Switching Mechanisms: Adaptive delegation between fast surface-level dialog (Talker) and deep planning or tool-integrated reasoning (Reasoner) remains largely heuristic; end-to-end trainable routing, e.g., by reinforcement learning or unified global objectives, is an open problem (Christakopoulou et al., 2024).
Interpretability vs.
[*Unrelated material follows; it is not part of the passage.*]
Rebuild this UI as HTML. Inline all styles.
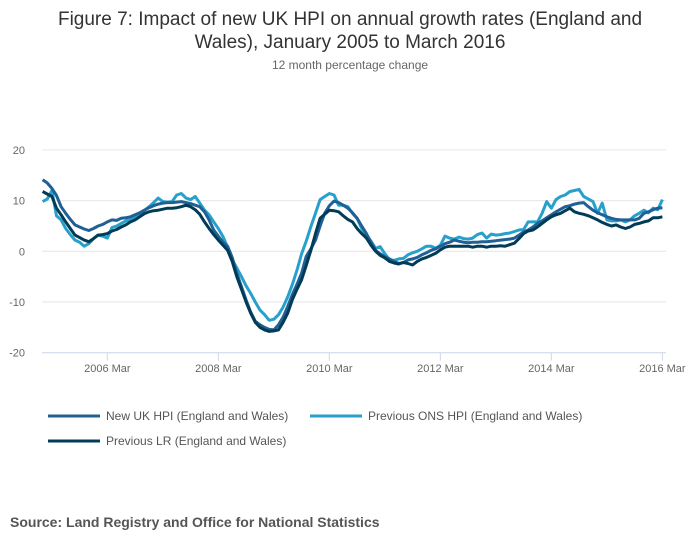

Latency: Explicit representation interfaces (e.g., E-CoT, annotated graphs) enable better analysis and controllability, yet synchronous execution may impact reaction times in real-time interaction (Tian et al., 25 Feb 2026, Zhou et al., 11 Feb 2026).
Alignment and Multitask Learning: Jointly optimizing disparate Talker and Thinker objectives remains a challenge, often resulting in alternating or curriculum learning pipelines (Xu et al., 26 Mar 2025, Tian et al., 25 Feb 2026).

A plausible implication is that as hardware and model scale improve, hybrid synchronous–asynchronous execution and more sophisticated delegation between reasoning modules will become practical, further speeding up and specializing hierarchical Thinker–Talker systems for diverse real-world perceptual, conversational, and planning tasks (Christakopoulou et al., 2024, Tian et al., 25 Feb 2026).

7. Summary and Significance

Hierarchical Thinker–Talker architectures achieve a modular integration of deep reasoning and real-time multimodal generation, supporting explicit representation, ultra-low-latency synthesis, and interpretable decision making across a wide modality spectrum. By cleanly dividing “what to say” from “how to say it,” these systems enable scalable, emotionally expressive, and verifiable human–machine interaction, providing a robust foundation for future advances in omni-modal AI, foundation models, and interactive agent design (Xu et al., 22 Sep 2025, Tian et al., 25 Feb 2026, Gong, 5 May 2026, Christakopoulou et al., 2024, Zhou et al., 11 Feb 2026, Xu et al., 26 Mar 2025).